Мой отец застревал в лифте в пять раз, я всего раз один

Я никогда не мог понять, что он имел ввиду, когда говорил, они зевают, и какую философию вкладывал в это. Однажды я спросил у него, но он сделал вид что не знает кто я.

Его лицо в тот день напоминало пляж, наполненных мелкими костями рыбы. Старый человек, покинувший причал иллюзий слишком поздно. И понял я, что он ничего мне не ответил лишь по тому что сам разочаровался в своей философии, причем разочаровался ровно тогда когда я напомнил ему о ней. Словно, для него ее и не существовало больше. Мне стало грустно. Я захотел очистить этот пляж от рыбьих костей, и наполнить его людьми и морщинами. Но волна блеска его глаз смыла все мои помыслы.

Он дал мне карманные, засаленные деньги. Они пахли морскими водорослями. Я положил их в карман и сказал спасибо.

Я сжал руку в кулак а затем разжал в ладонь. Мой отец сказал: «они не зевают»

Каюта дня за нашим окном распахнула стеклянные глаза.

– Мы под куполом – сказал мне отец и вышел за дверь комнаты.

А я остался размышлять над его метафорой.

Я очень долго думал над сравнением отца, мира с куполом, и пришел к выводу, что тут скорее дело в ограничении, искажении, которое находится в человеке, то есть в самом его восприятии.

Я перестаю быть «я», когда говорю о чужом горе, или сосуде волн, высохшем от инфантильности некоторых рыболовов. Мне снова вспомнилось лицо отца, его пляжное очертание, и кости рыбы.

Я подумал о том, что мой отец давно не красив, но в целом имеет право на жизнь, как тот, человек, который способен, воспитывать и оберегать. Милосердное редко бывает красивым, подумал я. А если и бывает, то милосердие этого объекта искусственное, не живое. Истинное милосердие, это красота тайны, а не внешности….

Размышляя об этом я продолжил наблюдать за своими ладонями. Они потные и обычные. Людские мировые ладони. С них капал жир и волос.

Интересно -, подумал я, а ладони являются частью концепции купола? Я встал во весь рост, и на цыпочках коснулся собственной тени. Она шагнула насквозь, это был тот момент, который трудно познать от начала, до конца.

Взглянув в ее лицо, я увидел, что она молодая девочка, еще со всем школьница. Я увидел ее лежащею поперек ступеней. Через нее перешагивали люди в костюмах цвета хакки. Ее топтали костыли пенсионерок, и лишь усилием воли, я заставил ее подняться. Ее звали Небо, я писал о ней в цикле рассказов поколение сна, где она была далеко не самым героем событий, но была дочерью знаменитого Аврелия.

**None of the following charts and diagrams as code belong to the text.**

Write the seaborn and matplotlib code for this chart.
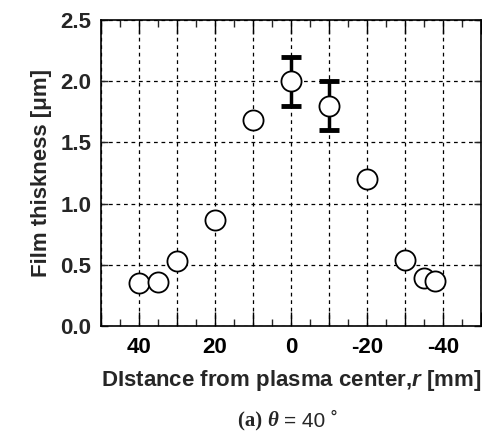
import numpy as np
import pandas as pd
import matplotlib
matplotlib.use("Agg")
import matplotlib.pyplot as plt
import seaborn as sns
from matplotlib.ticker import MultipleLocator, FuncFormatter

# data
distance = [40, 35, 30, 20, 10, 0, -10, -20, -30, -35, -38]
thickness = [0.35, 0.36, 0.53, 0.87, 1.68, 2.00, 1.80, 1.20, 0.54, 0.39, 0.37]
err_x = [0, -10]
err_y = [2.00, 1.80]
err_size = [0.20, 0.20]

sns.set_style("ticks")
plt.rcParams['font.family'] = ['Liberation Sans', 'DejaVu Sans']
plt.rcParams['mathtext.fontset'] = 'custom'
plt.rcParams['mathtext.it'] = 'Liberation Sans:italic:bold'
plt.rcParams['mathtext.rm'] = 'Liberation Sans:bold'

df = pd.DataFrame({"r": distance, "t": thickness})

fig = plt.figure(figsize=(4.82, 4.41), dpi=100)
ax = fig.add_axes([0.2095, 0.2608, 0.7885, 0.6938])

ax.errorbar(err_x, err_y, yerr=err_size, fmt='none', ecolor='black',
            elinewidth=2.5, capsize=7, capthick=3.5, zorder=3)
sns.scatterplot(data=df, x="r", y="t", ax=ax, marker='o', s=210,
                facecolor='white', edgecolor='black', linewidth=1.3, zorder=4)

ax.set_xlim(50, -50)
ax.set_ylim(0, 2.5)
ax.xaxis.set_major_locator(MultipleLocator(10))
ax.xaxis.set_minor_locator(MultipleLocator(5))
ax.yaxis.set_major_locator(MultipleLocator(0.5))
ax.xaxis.set_major_formatter(FuncFormatter(
    lambda v, p: f"{int(round(v))}" if int(round(v)) % 20 == 0 and abs(v) < 45 else ""))
ax.yaxis.set_major_formatter(FuncFormatter(lambda v, p: f"{v:.1f}"))

ax.grid(True, which='major', color='black', linestyle=(0, (3, 3)), linewidth=0.9)
ax.tick_params(axis='x', which='major', direction='in', length=10, width=1,
               top=True, labelsize=16, pad=8, colors='black')
ax.tick_params(axis='x', which='minor', direction='in', length=5, width=1, top=True)
ax.tick_params(axis='y', which='major', direction='in', length=5, width=1,
               right=True, labelsize=16, pad=7)
for lab in ax.get_xticklabels() + ax.get_yticklabels():
    lab.set_fontweight('bold')
for sp in ax.spines.values():
    sp.set_color('black')
    sp.set_linewidth(1.2)

ax.set_xlabel(r"DIstance from plasma center,$\it{r}$ [mm]", fontsize=16,
              fontweight='bold', labelpad=7)
ax.set_ylabel("Film thiskness [\u03bcm]", fontsize=16, fontweight='bold', labelpad=6)

cap_y = 0.045
fig.text(0.555, cap_y, "(a) ", family=['Liberation Serif'], fontsize=15,
         fontweight='bold', ha='right', va='center')
fig.text(0.555, cap_y, "\u03b8", family=['Liberation Serif', 'DejaVu Serif'],
         fontsize=15, ha='left', va='center', style='italic', fontweight='bold')
fig.text(0.59, cap_y, "= 40 \u02da", family=['Liberation Sans', 'DejaVu Sans'],
         fontsize=15, ha='left', va='center')

fig.savefig("out.png", dpi=100)
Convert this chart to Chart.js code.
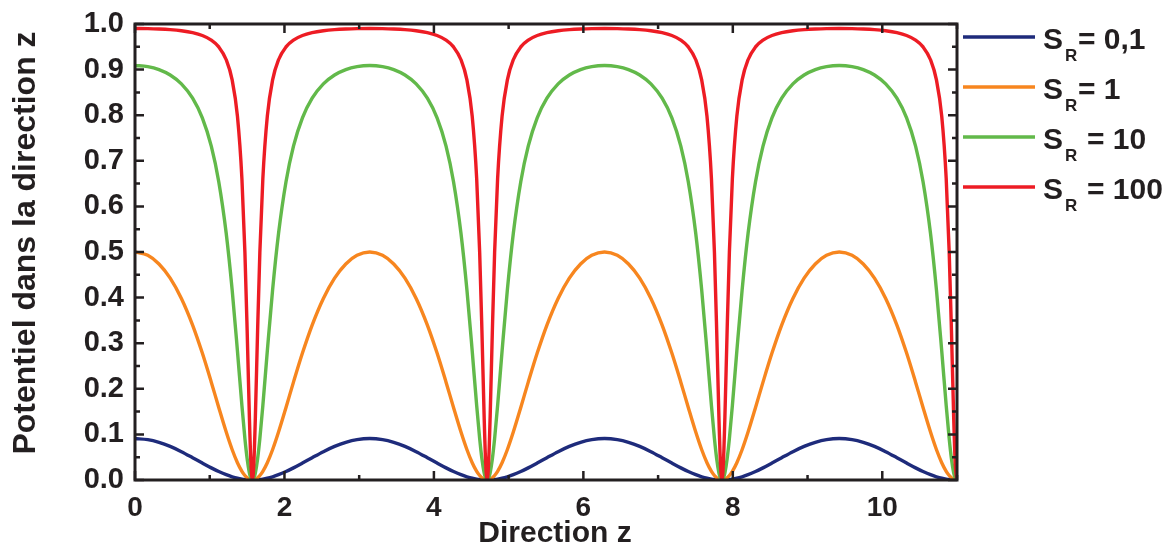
<!DOCTYPE html>
<html><head><meta charset="utf-8">
<script src="https://cdn.jsdelivr.net/npm/chart.js@4"></script>
<style>html,body{margin:0;padding:0;background:#fff;}#wrap{width:1173px;height:560px;position:relative;}</style>
</head><body><div id="wrap"><canvas id="c" width="1173" height="560"></canvas></div>
<script>
// Direction z (x positions of the read points)
const zValues = [
0,0.1708,0.3208,0.4708,0.6208,0.7708,0.9008,1.0208,1.1208,1.2208,1.3008,1.3708,1.4308,1.4708,1.5008,1.5308,1.5508,1.5708,
1.5908,1.6108,1.6408,1.6708,1.7108,1.7708,1.8408,1.9208,2.0208,2.1208,2.2408,2.3708,2.5208,2.6708,2.8208,2.9708,3.1416,
3.3124,3.4624,3.6124,3.7624,3.9124,4.0424,4.1624,4.2624,4.3624,4.4424,4.5124,4.5724,4.6124,4.6424,4.6724,4.6924,4.7124,
4.7324,4.7524,4.7824,4.8124,4.8524,4.9124,4.9824,5.0624,5.1624,5.2624,5.3824,5.5124,5.6624,5.8124,5.9624,6.1124,6.2832,
6.4540,6.6040,6.7540,6.9040,7.0540,7.1840,7.3040,7.4040,7.5040,7.5840,7.6540,7.7140,7.7540,7.7840,7.8140,7.8340,7.8540,
7.8740,7.8940,7.9240,7.9540,7.9940,8.0540,8.1240,8.2040,8.3040,8.4040,8.5240,8.6540,8.8040,8.9540,9.1040,9.2540,9.4248,
9.5956,9.7456,9.8956,10.0456,10.1956,10.3256,10.4456,10.5456,10.6456,10.7256,10.7956,10.8556,10.8956,10.9256,10.9556,10.9756,10.9956];

const seriesNames = ["0,1", "1", "10", "100"];
const seriesColors = ["#1e2b7b", "#f7861f", "#62b94a", "#ed1c24"];

const sr01Values = [
0.0909,0.0885,0.0826,0.0736,0.0621,0.0489,0.0371,0.0266,0.0186,0.0116,0.0071,0.0039,0.0019,0.0010,0.0005,0.0002,0.0000,0,
0.0000,0.0002,0.0005,0.0010,0.0019,0.0039,0.0071,0.0116,0.0186,0.0266,0.0371,0.0489,0.0621,0.0736,0.0826,0.0885,0.0909,
0.0885,0.0826,0.0736,0.0621,0.0489,0.0371,0.0266,0.0186,0.0116,0.0071,0.0039,0.0019,0.0010,0.0005,0.0002,0.0000,0,
0.0000,0.0002,0.0005,0.0010,0.0019,0.0039,0.0071,0.0116,0.0186,0.0266,0.0371,0.0489,0.0621,0.0736,0.0826,0.0885,0.0909,
0.0885,0.0826,0.0736,0.0621,0.0489,0.0371,0.0266,0.0186,0.0116,0.0071,0.0039,0.0019,0.0010,0.0005,0.0002,0.0000,0,
0.0000,0.0002,0.0005,0.0010,0.0019,0.0039,0.0071,0.0116,0.0186,0.0266,0.0371,0.0489,0.0621,0.0736,0.0826,0.0885,0.0909,
0.0885,0.0826,0.0736,0.0621,0.0489,0.0371,0.0266,0.0186,0.0116,0.0071,0.0039,0.0019,0.0010,0.0005,0.0002,0.0000,0];

const sr1Values = [
0.5,0.4927,0.4738,0.4427,0.3982,0.3398,0.2783,0.2146,0.1591,0.1052,0.0664,0.0380,0.0191,0.0099,0.0049,0.0016,0.0004,0,
0.0004,0.0016,0.0049,0.0099,0.0191,0.0380,0.0664,0.1052,0.1591,0.2146,0.2783,0.3398,0.3982,0.4427,0.4738,0.4927,0.5,
0.4927,0.4738,0.4427,0.3982,0.3398,0.2783,0.2146,0.1591,0.1052,0.0664,0.0380,0.0191,0.0099,0.0049,0.0016,0.0004,0,
0.0004,0.0016,0.0049,0.0099,0.0191,0.0380,0.0664,0.1052,0.1591,0.2146,0.2783,0.3398,0.3982,0.4427,0.4738,0.4927,0.5,
0.4927,0.4738,0.4427,0.3982,0.3398,0.2783,0.2146,0.1591,0.1052,0.0664,0.0380,0.0191,0.0099,0.0049,0.0016,0.0004,0,
0.0004,0.0016,0.0049,0.0099,0.0191,0.0380,0.0664,0.1052,0.1591,0.2146,0.2783,0.3398,0.3982,0.4427,0.4738,0.4927,0.5,
0.4927,0.4738,0.4427,0.3982,0.3398,0.2783,0.2146,0.1591,0.1052,0.0664,0.0380,0.0191,0.0099,0.0049,0.0016,0.0004,0];

const sr10Values = [
0.9091,0.9066,0.9001,0.8882,0.8687,0.8373,0.7941,0.7321,0.6542,0.5404,0.4157,0.2830,0.1630,0.0906,0.0466,0.0157,0.0040,0,
0.0040,0.0157,0.0466,0.0906,0.1630,0.2830,0.4157,0.5404,0.6542,0.7321,0.7941,0.8373,0.8687,0.8882,0.9001,0.9066,0.9091,
0.9066,0.9001,0.8882,0.8687,0.8373,0.7941,0.7321,0.6542,0.5404,0.4157,0.2830,0.1630,0.0906,0.0466,0.0157,0.0040,0,
0.0040,0.0157,0.0466,0.0906,0.1630,0.2830,0.4157,0.5404,0.6542,0.7321,0.7941,0.8373,0.8687,0.8882,0.9001,0.9066,0.9091,
0.9066,0.9001,0.8882,0.8687,0.8373,0.7941,0.7321,0.6542,0.5404,0.4157,0.2830,0.1630,0.0906,0.0466,0.0157,0.0040,0,
0.0040,0.0157,0.0466,0.0906,0.1630,0.2830,0.4157,0.5404,0.6542,0.7321,0.7941,0.8373,0.8687,0.8882,0.9001,0.9066,0.9091,
0.9066,0.9001,0.8882,0.8687,0.8373,0.7941,0.7321,0.6542,0.5404,0.4157,0.2830,0.1630,0.0906,0.0466,0.0157,0.0040,0];

const sr100Values = [
0.9901,0.9898,0.9890,0.9876,0.9851,0.9809,0.9747,0.9647,0.9498,0.9216,0.8768,0.7979,0.6607,0.4992,0.3285,0.1379,0.0385,0,
0.0385,0.1379,0.3285,0.4992,0.6607,0.7979,0.8768,0.9216,0.9498,0.9647,0.9747,0.9809,0.9851,0.9876,0.9890,0.9898,0.9901,
0.9898,0.9890,0.9876,0.9851,0.9809,0.9747,0.9647,0.9498,0.9216,0.8768,0.7979,0.6607,0.4992,0.3285,0.1379,0.0385,0,
0.0385,0.1379,0.3285,0.4992,0.6607,0.7979,0.8768,0.9216,0.9498,0.9647,0.9747,0.9809,0.9851,0.9876,0.9890,0.9898,0.9901,
0.9898,0.9890,0.9876,0.9851,0.9809,0.9747,0.9647,0.9498,0.9216,0.8768,0.7979,0.6607,0.4992,0.3285,0.1379,0.0385,0,
0.0385,0.1379,0.3285,0.4992,0.6607,0.7979,0.8768,0.9216,0.9498,0.9647,0.9747,0.9809,0.9851,0.9876,0.9890,0.9898,0.9901,
0.9898,0.9890,0.9876,0.9851,0.9809,0.9747,0.9647,0.9498,0.9216,0.8768,0.7979,0.6607,0.4992,0.3285,0.1379,0.0385,0];

const xTickValues = [0, 2, 4, 6, 8, 10];
const xMinorTickValues = [1, 3, 5, 7, 9, 11];
const yTickValues = [0, 0.1, 0.2, 0.3, 0.4, 0.5, 0.6, 0.7, 0.8, 0.9, 1.0];
const yMinorTickValues = [0.05, 0.15, 0.25, 0.35, 0.45, 0.55, 0.65, 0.75, 0.85, 0.95];
const xTitle = 'Direction z';
const yTitle = 'Potentiel dans la direction z';

const FONT = '"Liberation Sans", Arial, Helvetica, sans-serif';
const INK = '#231f20';

const allSeries = [sr01Values, sr1Values, sr10Values, sr100Values];
const datasets = allSeries.map((vals, i) => ({
  label: 'S_R = ' + seriesNames[i],
  data: zValues.map((z, j) => ({x: z, y: vals[j]})),
  borderColor: seriesColors[i],
  backgroundColor: seriesColors[i],
  borderWidth: 3.4,
  pointRadius: 0,
  fill: false,
  cubicInterpolationMode: 'monotone',
  order: allSeries.length - 1 - i
}));

const framePlugin = {
  id: 'frame',
  afterDatasetsDraw(chart) {
    const {ctx, chartArea: a, scales: {x, y}} = chart;
    ctx.save();
    ctx.strokeStyle = INK;
    ctx.lineWidth = 2.5;
    ctx.lineCap = 'butt';
    const vt = (v, len) => {
      const px = x.getPixelForValue(v);
      ctx.beginPath();
      ctx.moveTo(px, a.bottom); ctx.lineTo(px, a.bottom - len);
      ctx.moveTo(px, a.top); ctx.lineTo(px, a.top + len);
      ctx.stroke();
    };
    const ht = (v, len) => {
      const py = y.getPixelForValue(v);
      ctx.beginPath();
      ctx.moveTo(a.left, py); ctx.lineTo(a.left + len, py);
      ctx.moveTo(a.right, py); ctx.lineTo(a.right - len, py);
      ctx.stroke();
    };
    xTickValues.forEach(v => vt(v, 9));
    xMinorTickValues.forEach(v => vt(v, 5));
    yTickValues.forEach(v => ht(v, 9));
    yMinorTickValues.forEach(v => ht(v, 5));
    ctx.lineWidth = 3;
    ctx.strokeRect(a.left, a.top, a.right - a.left, a.bottom - a.top);
    ctx.restore();
  }
};

const titlesPlugin = {
  id: 'axisTitles',
  afterDraw(chart) {
    const ctx = chart.ctx;
    ctx.save();
    ctx.fillStyle = INK;
    ctx.textBaseline = 'alphabetic';
    ctx.textAlign = 'center';
    ctx.font = 'bold 30px ' + FONT;
    ctx.fillText(xTitle, 555, 542);
    ctx.translate(35, 243);
    ctx.rotate(-Math.PI / 2);
    ctx.font = 'bold 32px ' + FONT;
    ctx.fillText(yTitle, 0, 0);
    ctx.restore();
  }
};

const legendPlugin = {
  id: 'srLegend',
  afterDraw(chart) {
    const ctx = chart.ctx;
    ctx.save();
    chart.data.datasets.forEach((ds, i) => {
      const ly = 37 + i * 50;
      ctx.strokeStyle = ds.borderColor;
      ctx.lineWidth = 3.4;
      ctx.beginPath(); ctx.moveTo(963, ly); ctx.lineTo(1035, ly); ctx.stroke();
      ctx.fillStyle = INK;
      ctx.textBaseline = 'alphabetic';
      ctx.textAlign = 'left';
      ctx.font = 'bold 30px ' + FONT;
      ctx.fillText('S', 1043, ly + 11.5);
      ctx.font = 'bold 17px ' + FONT;
      ctx.fillText('R', 1065, ly + 24);
      ctx.font = 'bold 30px ' + FONT;
      ctx.fillText('= ' + seriesNames[i], (i >= 2) ? 1087 : 1078, ly + 11.5);
    });
    ctx.restore();
  }
};

new Chart(document.getElementById('c'), {
  type: 'line',
  data: {datasets},
  options: {
    responsive: false,
    devicePixelRatio: 1,
    animation: false,
    layout: {padding: {top: 24, right: 216, left: 0, bottom: 0}},
    plugins: {legend: {display: false}, tooltip: {enabled: false}},
    scales: {
      x: {
        type: 'linear', min: 0, max: 11,
        grid: {display: false, drawTicks: false},
        border: {display: false},
        afterBuildTicks: s => { s.ticks = xTickValues.map(v => ({value: v})); },
        afterFit: s => { s.height = 80; s.paddingLeft = 0; s.paddingRight = 0; },
        ticks: {padding: 11, color: INK, font: {family: FONT, size: 28, weight: 'bold'}, maxRotation: 0},
        title: {display: false}
      },
      y: {
        type: 'linear', min: 0, max: 1,
        grid: {display: false, drawTicks: false},
        border: {display: false},
        afterBuildTicks: s => { s.ticks = yTickValues.map(v => ({value: v})); },
        afterFit: s => { s.width = 135; s.paddingTop = 0; s.paddingBottom = 0; },
        ticks: {padding: 11, color: INK, font: {family: FONT, size: 29, weight: 'bold'}, callback: v => Number(v).toFixed(1)},
        title: {display: false}
      }
    }
  },
  plugins: [framePlugin, titlesPlugin, legendPlugin]
});
</script></body></html>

Я был расстроен увидев Небо в таком состоянии, я заставил ее подняться, а потом спросил где ее родители.

Девочка не плакала. Ей было все равно, она сжала все свои слезы внутрь. Она была гордым ребенком.

Тогда я не стал ее мучить, я впустил ее в наш дом с отцом. Через некоторое время она оттаяла. И сердце, которое было сжато льдом стало большим живым пулеметом, выражающей себя в форме улыбки,которую Небо скромно сжевывала, рискуя попасть мне на глаза.

Мне стало стыдно что я перестал общаться с ее родителями, а ведь раньше я писал о них очень часто. Как минимум раз в месяц выходила глава поколение сна. Я решил подарить Небо что то дорогое, что то необходимое. И я подарил ей место в этом повестовании. После чего она ушла.